Smiley, who immersed herself in research, is encyclopedic on the subject. "Ideology and violence came together with pioneers and getting rid of the Indians and making claims and claims jumping — all the forces of American history are present in Kansas," says the author. "All along the Kansas-Missouri border was something we would recognize now — Bosnia and Rwanda and guerrilla-type wars."

Bloodshed and hate, believes Smiley, are part of American heritage. Though they’re nothing new, they’re always devastating. The week Smiley began her book tour for Moo, she found another link between the past and the present, another manifestation of American ideology and violence — the federal building in Oklahoma City blew up.

Such random slaughter occurs midway through Smiley’s novel, when Thomas is gunned down, leaving Lidie alone in a wild place. "I had lost every single thing, including . . . my very name and history. . . ." says the narrator. "I was a new person, one I had never desired or expected to be."

Grieving and in shock, Lidie discovers that like Thomas’s murderers, she, too, is capable of rage. "I wanted to kill something, preferably a Missourian, preferably more than one." She cuts off her hair, dresses like a man, and sets out into hostile Missouri to avenge her husband’s death. But Lidie’s plans unravel when she falls ill and is taken in and cared for at a beautiful southern plantation.

Lidie, who has never paid much attention to slaves before, meets Lorna, a strong-willed slave, a woman rich in humanity. Though the plantation owner treats his slaves well, "the mere fact of being a slave is galling and appalling to Lorna, and it should be," says Smiley. "That’s why I didn’t do a Simon Legree sort of thing — we don’t have to ponder the worst case in order to ponder the moral outrage." When Lidie decides she must move on, Lorna announces, "Well, you is takin’ me wid ya."

Just as Lidie assumes disguises, The All-true Travels and Adventures of Lidie Newton is a call for freedom and tolerance dressed as page-turner, a ripping good read. "Every novel I write is political," says the author. "It’s not possible to suspend your critique of the world and enter into some sort of pure apolitical realm. Your political views and your moral views connect you in a responsible way to other people, to society."

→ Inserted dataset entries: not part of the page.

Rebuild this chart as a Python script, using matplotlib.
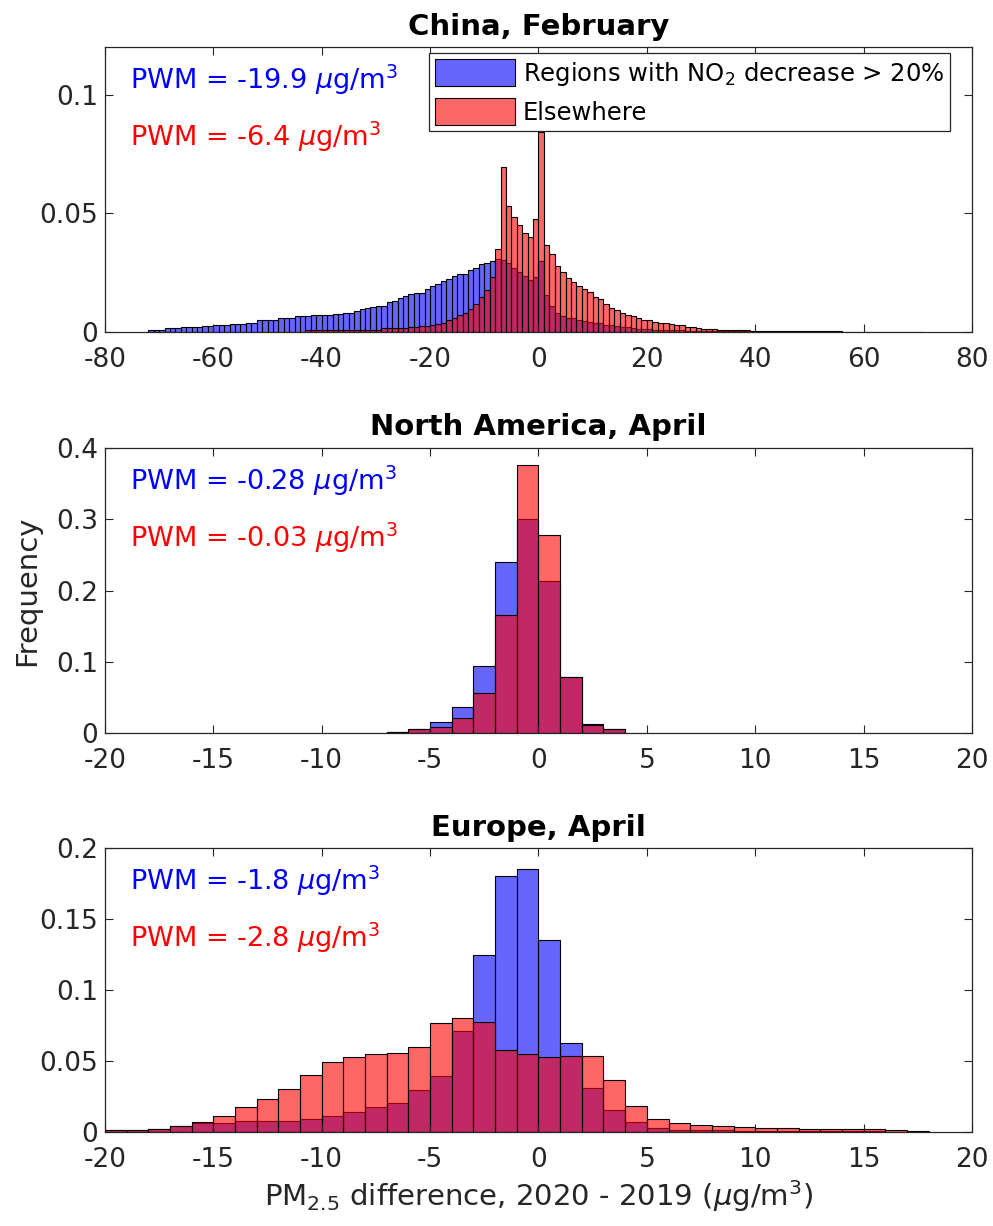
import numpy as np
import matplotlib
matplotlib.use("Agg")
import matplotlib.pyplot as plt
from matplotlib.ticker import FormatStrFormatter

plt.rcParams['font.family'] = ['DejaVu Sans']
plt.rcParams['axes.unicode_minus'] = False
plt.rcParams['mathtext.fontset'] = 'dejavusans'

# ---- China, February (1 ug/m3 bins) ----
china_blue_from = -72
china_blue = [
    0.0006, 0.0006, 0.0006, 0.0014, 0.0014, 0.0014, 0.0018, 0.0018, 0.0018, 0.0021,
    0.0024, 0.0024, 0.0028, 0.0028, 0.0028, 0.0032, 0.0034, 0.0034, 0.0039, 0.0039,
    0.0048, 0.0048, 0.0048, 0.0050, 0.0058, 0.0060, 0.0060, 0.0066, 0.0066, 0.0066,
    0.0069, 0.0069, 0.0069, 0.0072, 0.0077, 0.0077, 0.0081, 0.0081, 0.0087, 0.0094,
    0.0100, 0.0105, 0.0109, 0.0109, 0.0124, 0.0129, 0.0141, 0.0152, 0.0159, 0.0163,
    0.0163, 0.0181, 0.0195, 0.0200, 0.0215, 0.0224, 0.0234, 0.0244, 0.0244, 0.0260,
    0.0271, 0.0286, 0.0292, 0.0297, 0.0309, 0.0303, 0.0292, 0.0271, 0.0250, 0.0234,
    0.0217, 0.0229, 0.0300, 0.0157, 0.0109, 0.0081, 0.0066, 0.0060, 0.0056, 0.0049,
    0.0045, 0.0042, 0.0038, 0.0035, 0.0028, 0.0027, 0.0025, 0.0021, 0.0018, 0.0016,
    0.0013, 0.0012, 0.0010, 0.0009, 0.0008, 0.0008, 0.0007, 0.0006, 0.0006, 0.0005,
    0.0005, 0.0004, 0.0004, 0.0003, 0.0003, 0.0003, 0.0003, 0.0003, 0.0003, 0.0003,
    0.0003, 0.0003, 0.0003, 0.0002, 0.0002, 0.0002, 0.0002, 0.0002, 0.0002, 0.0002,
    0.0002, 0.0002, 0.0002, 0.0002, 0.0002, 0.0002, 0.0002, 0.0002, 0.0001, 0.0001,
    0.0001, 0.0001, 0.0001, 0.0001, 0.0001, 0.0001, 0.0001, 0.0001, 0.0001, 0.0001,
    0.0001, 0.0001, 0.0001,
]
china_red_from = -43
china_red = [
    0.0007, 0.0007, 0.0007, 0.0007, 0.0007, 0.0007, 0.0007, 0.0007, 0.0007, 0.0007,
    0.0007, 0.0007, 0.0007, 0.0007, 0.0014, 0.0014, 0.0014, 0.0014, 0.0014, 0.0021,
    0.0021, 0.0025, 0.0025, 0.0027, 0.0032, 0.0038, 0.0049, 0.0060, 0.0070, 0.0081,
    0.0098, 0.0115, 0.0145, 0.0178, 0.0232, 0.0351, 0.0697, 0.0530, 0.0484, 0.0450,
    0.0417, 0.0400, 0.0476, 0.0842, 0.0368, 0.0330, 0.0278, 0.0250, 0.0227, 0.0212,
    0.0194, 0.0180, 0.0166, 0.0145, 0.0137, 0.0117, 0.0100, 0.0091, 0.0079, 0.0071,
    0.0065, 0.0057, 0.0049, 0.0049, 0.0043, 0.0038, 0.0035, 0.0032, 0.0027, 0.0027,
    0.0021, 0.0021, 0.0017, 0.0013, 0.0013, 0.0013, 0.0007, 0.0007, 0.0007, 0.0007,
    0.0007, 0.0007,
]

# ---- North America, April ----
na_from = -7
na_blue = [0.002, 0.006, 0.016, 0.037, 0.094, 0.240, 0.300, 0.213, 0.078, 0.013, 0.005]
na_red = [0.002, 0.005, 0.008, 0.021, 0.056, 0.166, 0.376, 0.278, 0.078, 0.011, 0.005]

# ---- Europe, April ----
eu_from = -20
eu_blue = [
    0.0012, 0.0010, 0.0020, 0.0040, 0.0064, 0.0064, 0.0075, 0.0075, 0.0075, 0.0087,
    0.0110, 0.0139, 0.0176, 0.0202, 0.0296, 0.0393, 0.0714, 0.1245, 0.1807, 0.1852,
    0.1355, 0.0628, 0.0306, 0.0151, 0.0066, 0.0024, 0.0014, 0.0010, 0.0009, 0.0007,
    0.0005, 0.0004, 0.0003, 0.0003, 0.0002, 0.0002, 0.0001, 0.0001,
]
eu_red = [
    0.0012, 0.0012, 0.0020, 0.0040, 0.0068, 0.0110, 0.0176, 0.0230, 0.0300, 0.0400,
    0.0490, 0.0525, 0.0546, 0.0553, 0.0600, 0.0766, 0.0799, 0.0772, 0.0576, 0.0548,
    0.0529, 0.0536, 0.0536, 0.0367, 0.0179, 0.0089, 0.0059, 0.0050, 0.0042, 0.0033,
    0.0024, 0.0024, 0.0022, 0.0020, 0.0018, 0.0016, 0.0012, 0.0004,
]

titles = ['China, February', 'North America, April', 'Europe, April']
pwm_blue = ['-19.9', '-0.28', '-1.8']
pwm_red = ['-6.4', '-0.03', '-2.8']
xlims = [(-80, 80), (-20, 20), (-20, 20)]
ylims = [0.12, 0.4, 0.2]
xticks = [np.arange(-80, 81, 20), np.arange(-20, 21, 5), np.arange(-20, 21, 5)]
yticks = [[0, 0.05, 0.1], [0, 0.1, 0.2, 0.3, 0.4], [0, 0.05, 0.1, 0.15, 0.2]]

blue_face = (0, 0, 1, 0.6)
red_face = (1, 0, 0, 0.6)
axcol = '#262626'

fig = plt.figure(figsize=(9.93, 12.26), dpi=100)
positions = [[0.1057, 0.7294, 0.8731, 0.2320],
             [0.1057, 0.4021, 0.8731, 0.2325],
             [0.1057, 0.0769, 0.8731, 0.2312]]

data = [(china_blue_from, china_blue, china_red_from, china_red),
        (na_from, na_blue, na_from, na_red),
        (eu_from, eu_blue, eu_from, eu_red)]

for i, pos in enumerate(positions):
    ax = fig.add_axes(pos)
    bfrom, bvals, rfrom, rvals = data[i]
    hb = ax.bar(np.arange(bfrom, bfrom + len(bvals)), bvals, width=1, align='edge',
                facecolor=blue_face, edgecolor='black', linewidth=0.8)
    hr = ax.bar(np.arange(rfrom, rfrom + len(rvals)), rvals, width=1, align='edge',
                facecolor=red_face, edgecolor='black', linewidth=0.8)
    ax.set_xlim(*xlims[i])
    ax.set_ylim(0, ylims[i])
    ax.set_xticks(xticks[i])
    ax.set_yticks(yticks[i])
    ax.yaxis.set_major_formatter(FormatStrFormatter('%g'))
    ax.tick_params(direction='in', length=6, width=0.8, top=True, right=True,
                   labelsize=19, colors=axcol)
    ax.tick_params(axis='x', pad=11)
    ax.tick_params(axis='y', pad=5)
    for s in ax.spines.values():
        s.set_color(axcol)
        s.set_linewidth(0.9)
    ax.set_title(titles[i], fontsize=21, fontweight='bold', pad=9)
    ax.text(0.029, 0.853, 'PWM = ' + pwm_blue[i] + r' $\mu$g/m$^3$', color='blue',
            fontsize=19.5, transform=ax.transAxes, va='baseline')
    ax.text(0.029, 0.652, 'PWM = ' + pwm_red[i] + r' $\mu$g/m$^3$', color='red',
            fontsize=19.5, transform=ax.transAxes, va='baseline')
    if i == 0:
        leg = ax.legend([hb, hr], [r'Regions with NO$_2$ decrease > 20%', 'Elsewhere'],
                        loc='upper right', bbox_to_anchor=(0.975, 0.98), fontsize=17.5,
                        fancybox=False, framealpha=1, edgecolor=axcol,
                        handlelength=3.3, handleheight=1.35, borderaxespad=0,
                        borderpad=0.25, labelspacing=0.42, handletextpad=0.3)
        leg.get_frame().set_linewidth(0.9)
    if i == 1:
        ax.set_ylabel('Frequency', fontsize=21, color=axcol, labelpad=11)
    if i == 2:
        ax.set_xlabel(r'PM$_{2.5}$ difference, 2020 - 2019 ($\mu$g/m$^3$)',
                      fontsize=21, color=axcol, labelpad=4)

fig.savefig('out.png', dpi=100)
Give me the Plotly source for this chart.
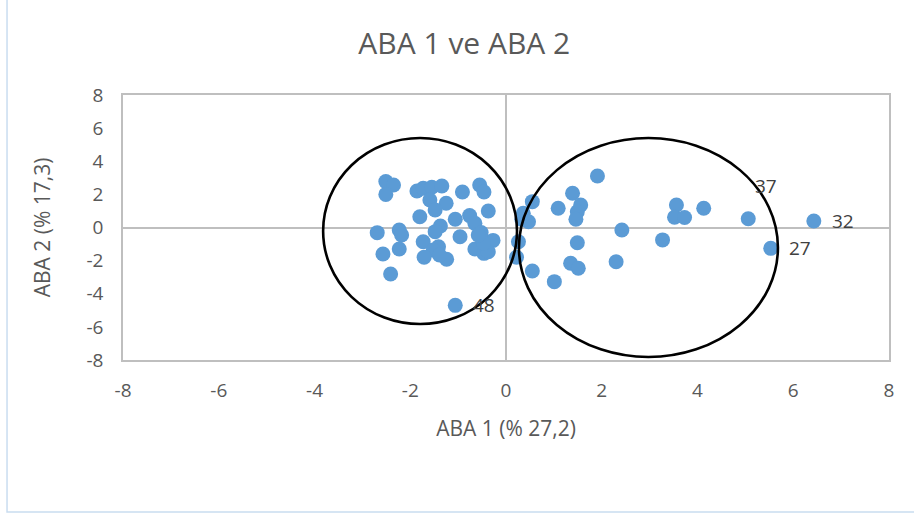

Connection to others, to what is real, resonates with Smiley. Winning the Pulitzer, she admits, was nice, but it didn’t change her life. "It made me famous, but that’s something that exists in other people’s minds. Becoming a mother at 43, buying a horse at 42, that changed my life." Indeed, Smiley’s affinity for horses comes through in the novel with Jeremiah, Lidie’s own beloved gray.

Being a mother and a raiser of horses has taken Smiley away from working in her head to an awareness of herself. "I went from being a teacher of literature and a writer to being a student of a whole different set of life questions — a student of riding, a student of [the] body, a student of fear, of horse psychology, horse care. I went from being in the advanced class back to being in kindergarten, which is not what I thought was going to happen," says the author, still surprised. "It has been wonderful and it has been painful. It opened me up. It changed who I was."

This is where Smiley, who does not do autobiography, turns out to have something in common with lanky, guileless Lidie. They share the same why-not attitude. "I think her voice is similar to mine. I certainly felt comfortable writing in her voice," admits Smiley. "And I’m tall."

Ellen Kanner is a writer in Miami, Florida.